AWS Step Functions is well suited for handling any kind of process or workflow in which multiple services need to be coordinated to accomplish a higher level task. Especially in cases where there is a need to control the flow of information and process execution based on rules and/or results from previous tasks.

Below we list some examples of workloads that would usually benefit from using Step Functions. It is not an extensive list, intended only for illustration purposes.

ETL and Artificial Intelligence Jobs

Extract, Transform and Load (ETL) jobs are becoming more and more common in many applications and companies. The rise of tools for data analytics and artificial intelligence has made it inevitable to deal with large amounts of data. Often, the data points require manipulation in multiple steps before being ready for analysis.

The same is valid for Machine Learning or Deep Learning tasks. They often involve processing pipelines in which a series of steps must be followed before reaching a prediction or classification result.

To solve these needs, Step Functions can be used in connection with other services, such as AWS Lambda or AWS Batch to run custom logic upon the data, as well as S3 and DynamoDB to store and retrieve information along the workflow processing.

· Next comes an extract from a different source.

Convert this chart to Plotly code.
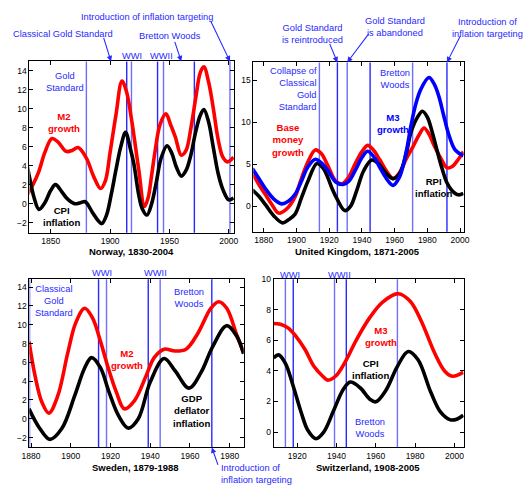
import plotly.graph_objects as go

W, H = 530, 485
FONT = "Liberation Sans, Arial, sans-serif"
BLUE = "rgb(40,40,255)"
LBLUE = "rgb(110,110,255)"

# ---------------- data ----------------
nor_m2_years = [1830, 1835, 1840, 1845, 1851, 1856, 1863, 1868, 1873, 1880, 1886, 1892, 1896, 1900, 1905,
                1910, 1914, 1918, 1924, 1929, 1932, 1935, 1938, 1942, 1947, 1951, 1955, 1960, 1964, 1968,
                1972, 1976, 1979, 1983, 1987, 1991, 1995, 1999, 2004]
nor_m2 = [0.9, 2.0, 3.4, 5.4, 6.85, 6.5, 5.5, 5.6, 5.9, 4.8, 2.9, 1.6, 2.4, 5.4, 9.4,
          12.9, 11.7, 8.9, 3.7, -0.3, 0.6, 3.0, 5.6, 8.3, 9.45, 8.3, 7.0, 5.1, 5.6, 7.9,
          11.0, 13.8, 14.4, 12.8, 10.0, 6.8, 4.9, 4.4, 4.9]
nor_cpi_years = [1830, 1833, 1836, 1840, 1845, 1850, 1854, 1859, 1864, 1870, 1875, 1879, 1885, 1890, 1893,
                 1897, 1901, 1905, 1909, 1913, 1917, 1920, 1924, 1927, 1931, 1935, 1939, 1943, 1948, 1952,
                 1956, 1960, 1964, 1968, 1972, 1976, 1979, 1983, 1987, 1991, 1995, 2000, 2004]
nor_cpi = [4.1, 2.2, 0.6, -0.6, 0.1, 1.4, 2.0, 1.3, 0.5, 0.0, 0.1, 0.2, -0.9, -1.8, -2.1,
           -1.2, 1.0, 3.6, 6.0, 7.5, 5.8, 4.2, 1.0, -0.5, -1.2, 0.0, 2.3, 4.8, 6.1, 5.3,
           3.8, 2.9, 3.5, 5.1, 7.5, 9.3, 9.9, 8.6, 5.9, 3.2, 1.5, 0.4, 0.6]
nor_events = [1880, 1914, 1918, 1940, 1945, 1971, 2001]

uk_base_years = [1873, 1877, 1881, 1885, 1889, 1894, 1899, 1903, 1907, 1911.5, 1915, 1919, 1924, 1928, 1932,
                 1936, 1940, 1943.5, 1947, 1951, 1955, 1959, 1963, 1967, 1971, 1975, 1978, 1981, 1984, 1988,
                 1992, 1995, 1999, 2002]
uk_base = [4.0, 2.6, 1.4, 0.2, -0.8, -0.3, 1.1, 3.3, 5.3, 6.7, 6.3, 4.9, 3.0, 2.7, 3.5,
           5.1, 6.5, 7.25, 6.7, 5.5, 4.2, 3.3, 4.0, 5.6, 7.0, 8.5, 9.3, 8.6, 7.3, 5.8,
           4.6, 4.7, 5.6, 6.5]
uk_m3_years = [1873, 1877, 1881, 1886, 1891, 1895, 1899, 1903, 1907, 1911.5, 1915, 1919, 1924, 1928.5, 1932,
               1936, 1940, 1943.5, 1948, 1951, 1955, 1959, 1963, 1967, 1970, 1973, 1976, 1981, 1984, 1987,
               1990, 1993, 1997, 2002]
uk_m3 = [4.5, 3.3, 2.1, 0.9, 0.3, 0.6, 1.4, 3.0, 4.7, 5.6, 5.2, 4.3, 2.9, 2.6, 3.0,
         4.3, 5.8, 6.55, 5.7, 4.6, 3.3, 2.5, 3.5, 6.4, 9.6, 12.2, 13.9, 15.3, 14.6, 13.1,
         10.8, 8.6, 6.7, 6.0]
uk_rpi_years = [1873, 1877, 1881, 1886, 1891.5, 1895, 1899, 1903, 1907, 1912.5, 1916, 1919, 1922, 1925, 1929.5,
                1933, 1937, 1941, 1946, 1950, 1954, 1959, 1963, 1967, 1970, 1974, 1977, 1980, 1983, 1986,
                1989, 1992, 1995, 1999, 2002]
uk_rpi = [1.96, 1.2, 0.2, -1.1, -1.96, -1.6, -0.95, 1.0, 3.0, 5.1, 4.6, 3.5, 2.0, 0.8, -0.5,
          0.0, 2.0, 4.2, 5.5, 5.1, 4.1, 3.3, 3.9, 6.2, 8.8, 10.6, 11.3, 10.6, 8.8, 6.6,
          4.5, 2.8, 1.9, 1.37, 1.55]
uk_events = [1914, 1925, 1931, 1945, 1971, 1992]

swe_m2_years = [1879, 1882, 1885.5, 1889, 1893.5, 1898.5, 1902.5, 1907, 1911, 1915, 1919, 1923, 1927, 1932, 1938,
                1942, 1947, 1952.5, 1958, 1964, 1970.5, 1974.5, 1978.5, 1983.5, 1987]
swe_m2 = [8.2, 4.6, 1.75, 0.6, 2.45, 7.0, 10.2, 11.75, 10.7, 8.2, 5.3, 2.8, 1.05, 1.9, 4.6,
          6.5, 7.4, 7.2, 7.4, 9.1, 11.75, 12.45, 11.75, 8.95, 7.0]
swe_gdp_years = [1879, 1884, 1889.5, 1895.5, 1902, 1907, 1910.5, 1915, 1919, 1924, 1929, 1934, 1940, 1947,
                 1952.5, 1959.5, 1965.5, 1971.5, 1978.5, 1983.5, 1987]
swe_gdp = [1.05, -0.9, -2.2, -1.05, 2.45, 5.4, 6.5, 5.4, 3.0, 0.35, -1.0, 0.0, 3.9, 6.4,
           5.1, 3.25, 4.9, 7.7, 9.9, 8.8, 6.9]
swe_events = [1879.3, 1914, 1918, 1939, 1945, 1971]

swi_m3_years = [1908, 1911.5, 1915.5, 1919.5, 1924, 1928.5, 1933, 1935.5, 1939.5, 1944.5, 1950, 1957, 1963.5,
                1971.5, 1977.5, 1983, 1990, 1995, 1999, 2004.5]
swi_m3 = [7.1, 7.05, 6.8, 6.25, 5.4, 4.3, 3.65, 3.4, 3.65, 4.6, 6.0, 7.5, 8.5,
          9.05, 8.55, 7.3, 5.15, 4.0, 3.65, 3.9]
swi_cpi_years = [1908, 1910.5, 1914, 1918, 1922, 1925.5, 1929.5, 1933.5, 1938.5, 1943.5, 1947, 1952, 1957,
                 1960, 1965, 1971, 1976.5, 1981.5, 1988, 1993, 1998, 2001.5, 2004.5]
swi_cpi = [4.85, 5.05, 4.5, 3.0, 1.3, 0.1, -0.43, 0.0, 1.4, 2.8, 3.27, 2.9, 2.15,
           1.98, 2.7, 4.3, 5.27, 4.73, 2.6, 1.3, 0.8, 0.86, 1.1]
swi_events = [1914, 1918, 1939, 1945, 1971]

# ---------------- layout geometry (pixels) ----------------
boxes = {  # left, right, top, bottom
    1: (22, 232, 57, 230),
    2: (252, 468, 58, 229),
    3: (22, 242, 277, 447),
    4: (273, 468, 277, 447),
}
xranges = {1: [1832, 2004.3], 2: [1873.6, 2002.2], 3: [1879.2, 1987.0], 4: [1908.1, 2004.7]}
yranges = {1: [-3.05, 14.97], 2: [-3.0, 17.1], 3: [-3.05, 14.85], 4: [-1.0, 10.0]}
xticks = {1: [1850, 1900, 1950, 2000], 2: list(range(1880, 2001, 20)),
          3: list(range(1880, 1981, 20)), 4: list(range(1920, 2001, 20))}
yticks = {1: list(range(-2, 15, 2)), 2: [0, 5, 10, 15], 3: list(range(-2, 15, 2)), 4: list(range(0, 11, 2))}

fig = go.Figure()

def add_line(k, xs, ys, color):
    fig.add_trace(go.Scatter(x=xs, y=ys, mode="lines", line=dict(color=color, width=3.6, shape="spline", smoothing=1.0),
                             xaxis="x" if k == 1 else f"x{k}", yaxis="y" if k == 1 else f"y{k}",
                             showlegend=False, hoverinfo="skip"))

add_line(1, nor_m2_years, nor_m2, "red")
add_line(1, nor_cpi_years, nor_cpi, "black")
add_line(2, uk_base_years, uk_base, "red")
add_line(2, uk_rpi_years, uk_rpi, "black")
add_line(2, uk_m3_years, uk_m3, "blue")
add_line(3, swe_m2_years, swe_m2, "red")
add_line(3, swe_gdp_years, swe_gdp, "black")
add_line(4, swi_m3_years, swi_m3, "red")
add_line(4, swi_cpi_years, swi_cpi, "black")

shapes = []
for k, evs in [(1, nor_events), (2, uk_events), (3, swe_events), (4, swi_events)]:
    xr = "x" if k == 1 else f"x{k}"
    yr = "y domain" if k == 1 else f"y{k} domain"
    for i, e in enumerate(evs):
        col = BLUE if i % 2 else LBLUE
        shapes.append(dict(type="line", xref=xr, yref=yr, x0=e, x1=e, y0=0, y1=1,
                           line=dict(color=col, width=1.4), layer="below"))

axis_common = dict(showline=True, linecolor="black", linewidth=1, mirror="ticks", ticks="inside",
                   ticklen=4, tickcolor="black", showgrid=False, zeroline=False,
                   tickfont=dict(size=8.5, color="black", family=FONT))
layout = dict(width=W, height=H, margin=dict(l=0, r=0, t=0, b=0), paper_bgcolor="white",
              plot_bgcolor="white", font=dict(family=FONT), showlegend=False, shapes=shapes)
for k, (l, r, t, b) in boxes.items():
    xs = "xaxis" if k == 1 else f"xaxis{k}"
    ys = "yaxis" if k == 1 else f"yaxis{k}"
    xa = "x" if k == 1 else f"x{k}"
    ya = "y" if k == 1 else f"y{k}"
    layout[xs] = dict(axis_common, domain=[l / W, r / W], range=xranges[k], tickvals=xticks[k], anchor=ya)
    layout[ys] = dict(axis_common, domain=[1 - b / H, 1 - t / H], range=yranges[k], tickvals=yticks[k], anchor=xa)
fig.update_layout(**layout)

ann = []

def ptext(x, y, text, color=BLUE, size=9.3, bold=False, xanchor="center", align="center"):
    if bold:
        text = "<b>" + text + "</b>"
    ann.append(dict(x=x / W, y=1 - y / H, xref="paper", yref="paper", text=text, showarrow=False,
                    xanchor=xanchor, yanchor="middle", align=align,
                    font=dict(size=size, color=color, family=FONT)))

def dtext(k, x, y, text, color=BLUE, size=9.3, bold=False, xanchor="center", align="center"):
    if bold:
        text = "<b>" + text + "</b>"
    ann.append(dict(x=x, y=y, xref="x" if k == 1 else f"x{k}", yref="y" if k == 1 else f"y{k}",
                    text=text, showarrow=False, xanchor=xanchor, yanchor="middle", align=align,
                    font=dict(size=size, color=color, family=FONT)))

def arrow(k, year, edge_y, tail_x, tail_y, head_px):
    ann.append(dict(x=year, y=1 - edge_y / H, xref="x" if k == 1 else f"x{k}", yref="paper", text="",
                    showarrow=True, arrowhead=2, arrowsize=1, arrowwidth=1.1, arrowcolor=BLUE,
                    ax=tail_x - head_px, ay=tail_y - edge_y, axref="pixel", ayref="pixel"))

def xpx(k, year):
    l, r, _, _ = boxes[k]
    a, b = xranges[k]
    return l + (year - a) / (b - a) * (r - l)

# Norway
ptext(143, 12, "Introduction of inflation targeting")
ptext(57, 29, "Classical Gold Standard")
ptext(166, 31, "Bretton Woods")
ptext(127, 52, "WWI")
ptext(158, 52, "WWII")
arrow(1, 2001, 57, 208, 15, xpx(1, 2001))
arrow(1, 1900.8, 57, 98, 32, xpx(1, 1900.8))
arrow(1, 1960, 57, 171, 36, xpx(1, 1960))
dtext(1, 1862, 12.8, "Gold<br>Standard")
dtext(1, 1861.5, 8.5, "M2<br>growth", color="red", size=9.6, bold=True)
dtext(1, 1859, -1.3, "CPI<br>inflation", color="black", size=9.6, bold=True)
ptext(127, 249, "Norway, 1830-2004", color="black", size=9.5, bold=True)

# UK
ptext(313, 29, "Gold Standard<br>is reintroduced")
ptext(398, 22, "Gold Standard<br>is abandoned")
ptext(493, 23, "Introduction of<br>inflation targeting")
arrow(2, 1925, 58, 330, 38, xpx(2, 1925))
arrow(2, 1931, 58, 371, 28, xpx(2, 1931))
arrow(2, 1992, 58, 465, 30, xpx(2, 1992))
dtext(2, 1913.5, 14.0, "Collapse of<br>Classical<br>Gold<br>Standard", xanchor="right", align="right")
dtext(2, 1960, 15.1, "Bretton<br>Woods")
dtext(2, 1958.8, 9.9, "M3<br>growth", color="blue", size=9.6, bold=True)
dtext(2, 1895, 7.9, "Base<br>money<br>growth", color="red", size=9.6, bold=True)
dtext(2, 1983.8, 2.3, "RPI<br>inflation", color="black", size=9.6, bold=True)
ptext(359, 249, "United Kingdom, 1871-2005", color="black", size=9.5, bold=True)

# Sweden
ptext(97, 271, "WWI")
ptext(152, 271, "WWII")
dtext(3, 1891.5, 12.5, "Classical<br>Gold<br>Standard")
dtext(3, 1959.6, 12.8, "Bretton<br>Woods")
dtext(3, 1928.2, 6.25, "M2<br>growth", color="red", size=9.6, bold=True)
dtext(3, 1961, 0.87, "GDP<br>deflator<br>inflation", color="black", size=9.6, bold=True)
ptext(217, 473.5, "Introduction of<br>inflation targeting", xanchor="left", align="left")
arrow(3, 1971, 447, 216, 466, xpx(3, 1971))
ptext(131, 467, "Sweden, 1879-1988", color="black", size=9.5, bold=True)

# Switzerland
ptext(290, 273, "WWI")
ptext(341, 273, "WWII")
dtext(4, 1962.6, 6.25, "M3<br>growth", color="red", size=9.6, bold=True)
dtext(4, 1957.5, 4.1, "CPI<br>inflation", color="black", size=9.6, bold=True)
dtext(4, 1957, 0.25, "Bretton<br>Woods")
ptext(370, 467, "Switzerland, 1908-2005", color="black", size=9.5, bold=True)

fig.update_layout(annotations=ann)
fig.write_html("out.html")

Microservices Orchestration

Applications that implement a microservices architecture can benefit from Step Functions by simplifying the orchestration work. Higher level tasks can be composed from multiple services that are coordinated in a centralized, but decoupled manner.

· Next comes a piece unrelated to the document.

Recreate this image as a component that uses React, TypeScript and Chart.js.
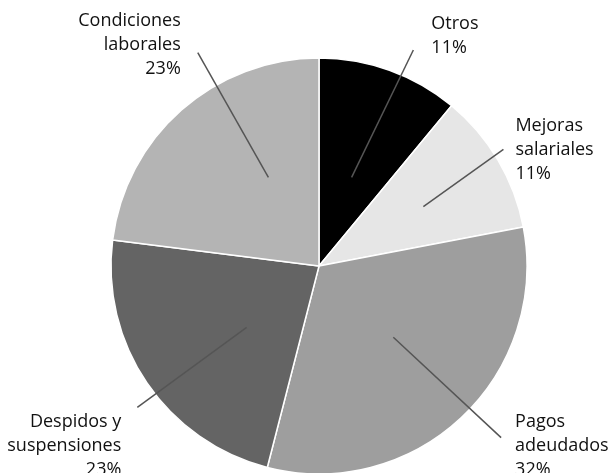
import React, { useEffect, useRef } from "react";
import { Chart, registerables } from "chart.js";

Chart.register(...registerables);

// ---- data ----
const categories = ["Otros", "Mejoras salariales", "Pagos adeudados", "Despidos y suspensiones", "Condiciones laborales"];
const labelLines = [["Otros"], ["Mejoras", "salariales"], ["Pagos", "adeudados"], ["Despidos y", "suspensiones"], ["Condiciones", "laborales"]];
const values = [11, 11, 32, 23, 23];
const colors = ["#000000", "#e6e6e6", "#9e9e9e", "#646464", "#b4b4b4"];

// ---- label layout (leader line polar coords, text offsets) ----
// [innerAngleDeg, innerRadiusFactor, outerAngleDeg, outerRadiusFactor]
const leaderGeometry = [
  [20.2, 0.454, 23.6, 1.133],
  [60.4, 0.577, 57.7, 1.049],
  [133.8, 0.495, 133.3, 1.203],
  [229.7, 0.456, 232.1, 1.107],
  [330.3, 0.491, 330.4, 1.18],
];
// [dx, dy of first baseline, align]
const textOffsets: [number, number, CanvasTextAlign][] = [
  [18, -21, "left"],
  [12, -18, "left"],
  [14, -11, "left"],
  [-16, 20, "right"],
  [-17, -27, "right"],
];
const FONT = '18px "Open Sans"';
const LINE_H = 24;

const leaderLabels = {
  id: "leaderLabels",
  afterDraw(chart: any) {
    const meta = chart.getDatasetMeta(0);
    const a0 = meta.data[0];
    const { x: cx, y: cy, outerRadius: r } = a0.getProps(["x", "y", "outerRadius"], true);
    const ctx: CanvasRenderingContext2D = chart.ctx;
    const total = values.reduce((s, v) => s + v, 0);
    const pt = (deg: number, f: number) => {
      const a = (deg * Math.PI) / 180;
      return { x: cx + f * r * Math.sin(a), y: cy - f * r * Math.cos(a) };
    };
    ctx.save();
    values.forEach((v, i) => {
      const [ia, ir, oa, or] = leaderGeometry[i];
      const p1 = pt(ia, ir);
      const p2 = pt(oa, or);
      ctx.beginPath();
      ctx.moveTo(p1.x, p1.y);
      ctx.lineTo(p2.x, p2.y);
      ctx.strokeStyle = "#555555";
      ctx.lineWidth = 1.5;
      ctx.stroke();
      const [dx, dy, align] = textOffsets[i];
      const lines = [...labelLines[i], Math.round((v / total) * 100) + "%"];
      ctx.font = FONT;
      ctx.fillStyle = "#111111";
      ctx.textAlign = align;
      ctx.textBaseline = "alphabetic";
      lines.forEach((t, k) => {
        ctx.fillText(t, p2.x + dx, p2.y + dy + k * LINE_H);
      });
    });
    ctx.restore();
  },
};

export default function App() {
  const ref = useRef<HTMLCanvasElement>(null);
  useEffect(() => {
    if (!ref.current) return;
    const chart = new Chart(ref.current, {
      type: "pie",
      data: {
        labels: categories,
        datasets: [
          {
            data: values,
            backgroundColor: colors,
            borderColor: "#ffffff",
            borderWidth: 1.5,
          },
        ],
      },
      options: {
        responsive: false,
        animation: false,
        devicePixelRatio: 1,
        radius: 208,
        layout: { padding: { left: 25, right: 0, top: 59, bottom: 0 } },
        plugins: { legend: { display: false }, tooltip: { enabled: false } },
      } as any,
      plugins: [leaderLabels],
    });
    return () => chart.destroy();
  }, []);
  return (
    <div style={{ position: "fixed", left: 0, top: 0, width: 613, height: 473, background: "#fff" }}>
      <canvas ref={ref} width={613} height={473} />
    </div>
  );
}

Complex logic and rules can be applied to the workflow in order to account for exceptional cases. The retry mechanism embedded in Step Functions (and integration services such as AWS Lambda) makes it even easier to implement fault-tolerant microservices composition strategies.

Fan-out or parallel processing

Step Functions can be used to process multiple tasks in parallel, or to control the fan-out process of tasks that require a breakdown in order to be tackled in small steps.

Handling lists of datapoints

Step Functions support logic such as for loops. When there is a list of datapoints to process in a similar, but independent fashion, this feature can be implemented. The same workflow can be designed for the entire list, but each item is processed separately and sequentially by Step Functions.